◆ GIVEN REQUEST
Copy from the first line below down to and including the line with "title = '睡医优氧应用数据对比'". Skip the pictures.

◆ RECORDS TO PROCESS
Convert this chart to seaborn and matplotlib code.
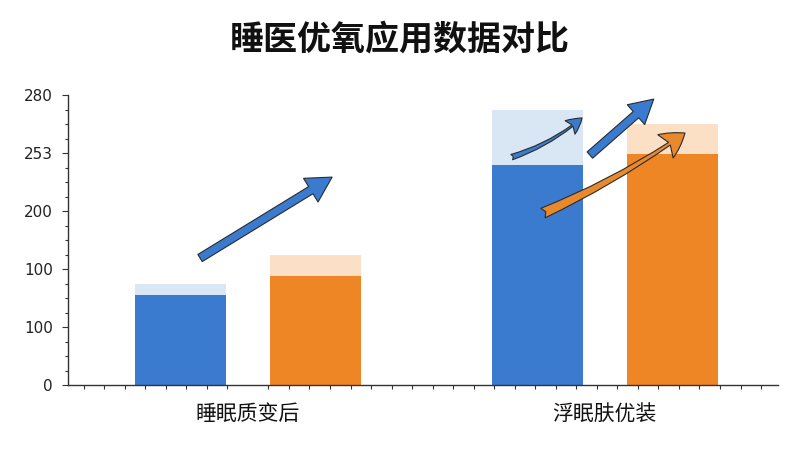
import matplotlib
matplotlib.use('Agg')
import pandas as pd
import matplotlib.pyplot as plt
import seaborn as sns
from matplotlib.ticker import MultipleLocator

# 数据
categories = ['睡眠质变后', '浮眠肤优装']
series = ['蓝', '橙']
base_values = [[78, 94], [190, 199]]    # 深色部分
total_values = [[87, 112], [237, 225]]  # 含浅色顶部
y_ticks = [0, 50, 100, 150, 200, 250]
y_tick_labels = ['0', '100', '100', '200', '253', '280']
title = '睡医优氧应用数据对比'

rows = []
for i, cat in enumerate(categories):
    for j, s in enumerate(series):
        rows.append({'类别': cat, '系列': s, '基础': base_values[i][j], '总计': total_values[i][j]})
df = pd.DataFrame(rows)

sns.set_style('white')
plt.rcParams['font.family'] = ['Noto Sans CJK SC', 'DejaVu Sans']

dark = {'蓝': '#3A7BCF', '橙': '#EF8626'}
light = {'蓝': '#D9E6F3', '橙': '#FBE0C6'}

fig = plt.figure(figsize=(8, 4.5), dpi=100)
ax = fig.add_axes([0.085, 0.1444, 0.8875, 0.6444])

sns.barplot(data=df, x='类别', y='总计', hue='系列', hue_order=series, palette=light,
            width=0.756, gap=0.325, saturation=1, errorbar=None, legend=False,
            linewidth=0, ax=ax)
sns.barplot(data=df, x='类别', y='基础', hue='系列', hue_order=series, palette=dark,
            width=0.756, gap=0.325, saturation=1, errorbar=None, legend=False,
            linewidth=0, ax=ax)

ax.set_xlim(-0.504, 1.485)
ax.set_ylim(0, 250)
ax.set_yticks(y_ticks)
ax.set_yticklabels(y_tick_labels, fontfamily='DejaVu Sans')
ax.yaxis.set_minor_locator(MultipleLocator(12.5))
ax.xaxis.set_minor_locator(MultipleLocator(0.0575))
ax.set_xlabel('')
ax.set_ylabel('')

for side in ['top', 'right']:
    ax.spines[side].set_visible(False)
for side in ['left', 'bottom']:
    ax.spines[side].set_color('#333333')
    ax.spines[side].set_linewidth(1.0)

ax.tick_params(axis='y', which='major', left=True, length=4, width=0.8, color='#333333',
               labelsize=11, labelcolor='#222222', pad=7)
ax.tick_params(axis='y', which='minor', left=True, length=2.5, width=0.8, color='#333333')
ax.tick_params(axis='x', which='major', bottom=False, length=0, labelsize=15,
               labelcolor='#111111', pad=13)
ax.tick_params(axis='x', which='minor', bottom=True, length=3, width=0.8, color='#333333')

fig.text(0.5, 0.913, title, ha='center', va='center', fontsize=24.5, fontweight='bold', color='#111111')

# 装饰箭头
arrows = [
    ((0.186, 0.438), (0.372, 0.717), '#3A7BCF', 'simple,head_length=1.8,head_width=2.0,tail_width=0.6', 0.0),
    ((0.625, 0.786), (0.724, 0.921), '#3A7BCF', 'fancy,head_length=1.1,head_width=1.2,tail_width=0.4', 0.1),
    ((0.735, 0.793), (0.825, 0.986), '#3A7BCF', 'simple,head_length=1.7,head_width=1.9,tail_width=0.6', 0.0),
    ((0.669, 0.593), (0.869, 0.869), '#E8892E', 'fancy,head_length=1.7,head_width=2.0,tail_width=0.75', 0.05),
]
for tail, tip, col, style, rad in arrows:
    ax.annotate('', xy=tip, xytext=tail, xycoords='axes fraction', textcoords='axes fraction',
                arrowprops=dict(arrowstyle=style, fc=col, ec='#2b2b2b', lw=0.8,
                                shrinkA=0, shrinkB=0, mutation_scale=10,
                                connectionstyle=f'arc3,rad={rad}'),
                annotation_clip=False)

fig.savefig('out.png', dpi=100, facecolor='white')
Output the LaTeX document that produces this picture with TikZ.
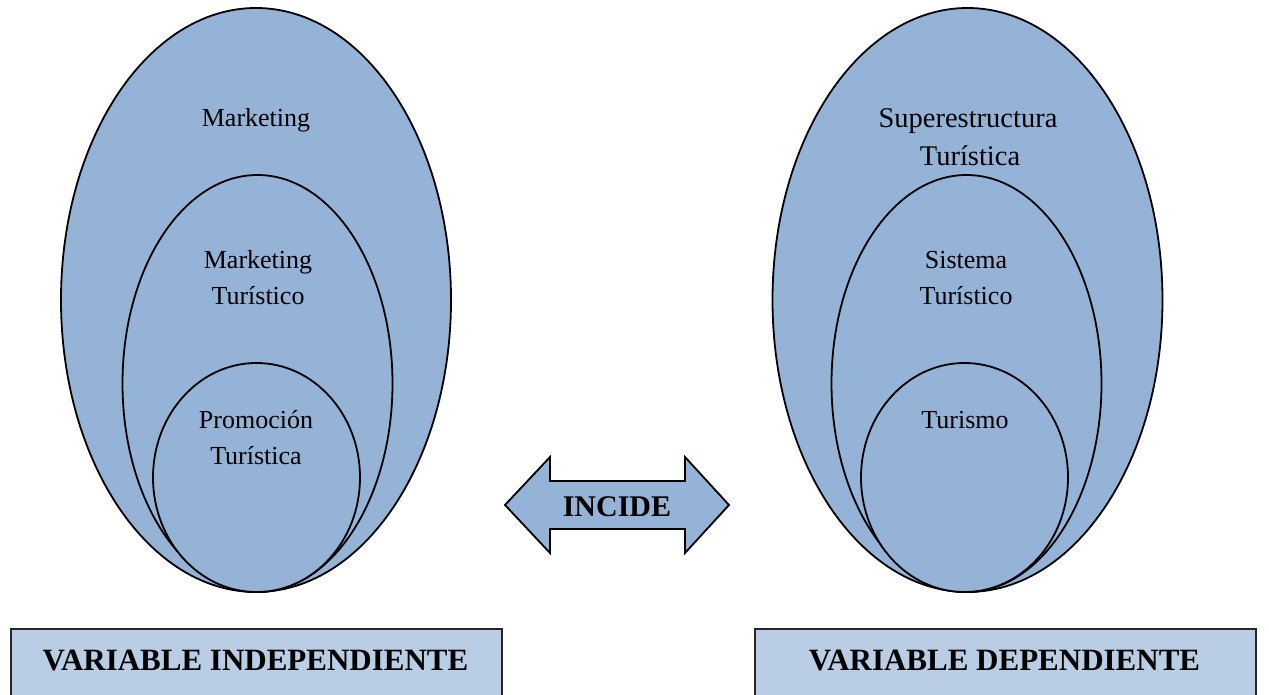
\documentclass[tikz,border=0pt]{standalone}
\usepackage{fontspec}
\setmainfont{Liberation Serif}
\usetikzlibrary{shapes.geometric}
\definecolor{bleu}{HTML}{95B3D7}
\definecolor{bleuclair}{HTML}{B9CDE5}
\begin{document}
\begin{tikzpicture}[x=1pt,y=-1pt,
    ovale/.style={ellipse,draw,fill=bleu,line width=1.8pt,inner sep=0pt},
    texte/.style={font=\fontsize{26}{37}\selectfont,anchor=base},
    boite/.style={draw=black!85,fill=bleuclair,line width=1.8pt,anchor=north west,minimum height=90pt,inner sep=0pt},
    titre/.style={font=\fontsize{31}{37}\selectfont\bfseries,anchor=base}]
    \clip (0,0) rectangle (1269,695);
    \fill[white] (0,0) rectangle (1269,695);
    % variable independante
    \node[ovale,minimum width=390pt,minimum height=584pt] (mkt) at (256,300) {};
    \node[ovale,minimum width=270pt,minimum height=417pt] (mktt) at (257.5,383.5) {};
    \node[ovale,minimum width=207pt,minimum height=229pt] (promo) at (256.5,477.5) {};
    \node[texte] (lmkt) at (256,127) {Marketing};
    \node[texte] (lmkta) at (258,268) {Marketing};
    \node[texte] (lmktb) at (258,304) {Turístico};
    \node[texte] (lpromoa) at (256,428) {Promoción};
    \node[texte] (lpromob) at (256,464) {Turística};
    % variable dependante
    \node[ovale,minimum width=390pt,minimum height=584pt] (sup) at (967.5,300) {};
    \node[ovale,minimum width=270pt,minimum height=417pt] (sys) at (966.5,383.5) {};
    \node[ovale,minimum width=207pt,minimum height=229pt] (tur) at (964.5,477.5) {};
    \node[texte,font=\fontsize{28.5}{38}\selectfont] (lsupa) at (968,128) {Superestructura};
    \node[texte,font=\fontsize{28.5}{38}\selectfont] (lsupb) at (970,166) {Turística};
    \node[texte] (lsysa) at (966,268) {Sistema};
    \node[texte] (lsysb) at (966,304) {Turístico};
    \node[texte] (ltur) at (965,428) {Turismo};
    % fleche double
    \draw[fill=bleu,line width=1.8pt,line join=miter] (505,505) -- (550,457) -- (550,481) -- (685,481)
        -- (685,457) -- (729,505) -- (685,553) -- (685,529) -- (550,529) -- (550,553) -- cycle;
    \node[titre,font=\fontsize{30}{36}\selectfont\bfseries] (incide) at (617,516) {INCIDE};
    % boites du bas
    \node[boite,minimum width=491pt] (bindep) at (10,628) {};
    \node[boite,minimum width=501pt] (bdep) at (754,628) {};
    \node[titre] (tindep) at (255.5,670) {VARIABLE INDEPENDIENTE};
    \node[titre] (tdep) at (1004.5,670) {VARIABLE DEPENDIENTE};
\end{tikzpicture}
\end{document}
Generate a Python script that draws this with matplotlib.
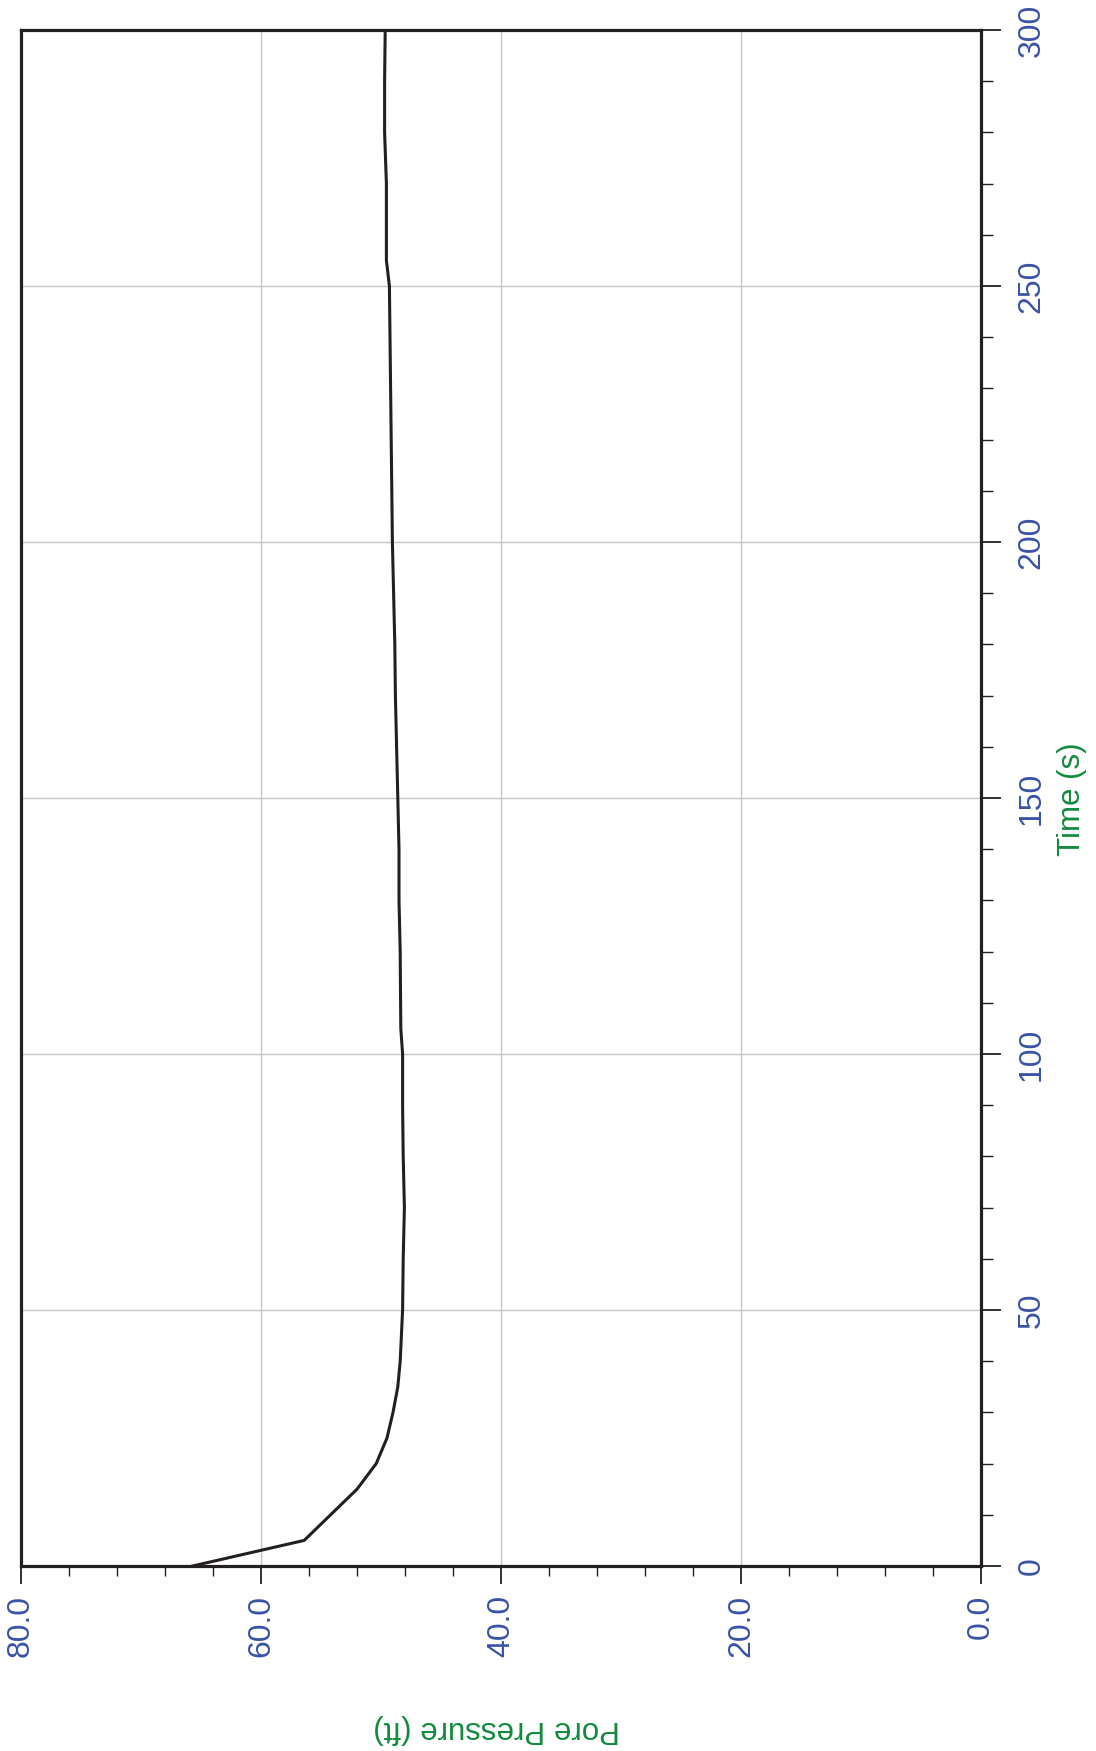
import numpy as np
import matplotlib.pyplot as plt
from matplotlib.ticker import MultipleLocator, FormatStrFormatter

# Pore pressure (ft) vs time (s), drawn rotated: time runs up the right side
time_s = [0, 5, 15, 20, 25, 30, 35, 40, 45, 50, 60, 70, 80, 90, 100, 105,
          120, 130, 140, 150, 160, 170, 180, 190, 200, 210, 220, 230, 240,
          250, 255, 260, 270, 280, 290, 300]
pressure_ft = [65.7, 56.4, 52.0, 50.4, 49.5, 49.0, 48.6, 48.4, 48.3, 48.2,
               48.15, 48.05, 48.15, 48.2, 48.2, 48.35, 48.4, 48.5, 48.5,
               48.6, 48.7, 48.8, 48.85, 48.95, 49.05, 49.1, 49.15, 49.2,
               49.25, 49.3, 49.55, 49.55, 49.55, 49.7, 49.7, 49.65]

time_ticks = [0, 50, 100, 150, 200, 250, 300]
pressure_ticks = [0.0, 20.0, 40.0, 60.0, 80.0]

tick_color = '#3a52a4'
label_color = '#128a3e'
ink = '#231f20'

plt.rcParams['font.family'] = ['Liberation Sans', 'DejaVu Sans']

fig = plt.figure(figsize=(10.96, 17.51), dpi=100)
ax = fig.add_axes([21 / 1096, 1 - 1566 / 1751, 960 / 1096, 1536 / 1751])

ax.plot(pressure_ft, time_s, color=ink, lw=2.2, zorder=3)

ax.set_xlim(80, 0)
ax.set_ylim(0, 300)
ax.set_xticks(pressure_ticks)
ax.set_yticks(time_ticks)
ax.xaxis.set_minor_locator(MultipleLocator(4))
ax.yaxis.set_minor_locator(MultipleLocator(10))
ax.xaxis.set_major_formatter(FormatStrFormatter('%.1f'))
ax.yaxis.tick_right()

ax.grid(True, which='major', color='#c6c6c6', lw=1.0, zorder=0)

for sp in ax.spines.values():
    sp.set_linewidth(2.3)
    sp.set_color(ink)

ax.tick_params(axis='x', which='major', length=13, width=1.3, color=ink,
               pad=8, labelsize=23, labelcolor=tick_color, labelrotation=90)
ax.tick_params(axis='x', which='minor', length=7, width=1.0, color=ink)
ax.tick_params(axis='y', which='major', length=14.5, width=1.3, color=ink,
               pad=11, labelsize=23, labelcolor=tick_color, labelrotation=90)
ax.tick_params(axis='y', which='minor', length=8.5, width=1.0, color=ink)

for lbl in ax.get_xticklabels():
    lbl.set_va('top')
    lbl.set_ha('center')
for lbl in ax.get_yticklabels():
    lbl.set_ha('left')
    lbl.set_va('center')

fig.text(1072 / 1096, 1 - 799 / 1751, 'Time (s)', rotation=90,
         ha='center', va='center', fontsize=22.5, color=label_color)
fig.text(497 / 1096, 1 - 1729 / 1751, 'Pore Pressure (ft)', rotation=180,
         ha='center', va='center', fontsize=22.5, color=label_color)

fig.savefig('out.png', dpi=100)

◆ ANSWER FOR THIS EXERCISE
Convert this chart to seaborn and matplotlib code.
import matplotlib
matplotlib.use('Agg')
import pandas as pd
import matplotlib.pyplot as plt
import seaborn as sns
from matplotlib.ticker import MultipleLocator

# 数据
categories = ['睡眠质变后', '浮眠肤优装']
series = ['蓝', '橙']
base_values = [[78, 94], [190, 199]]    # 深色部分
total_values = [[87, 112], [237, 225]]  # 含浅色顶部
y_ticks = [0, 50, 100, 150, 200, 250]
y_tick_labels = ['0', '100', '100', '200', '253', '280']
title = '睡医优氧应用数据对比'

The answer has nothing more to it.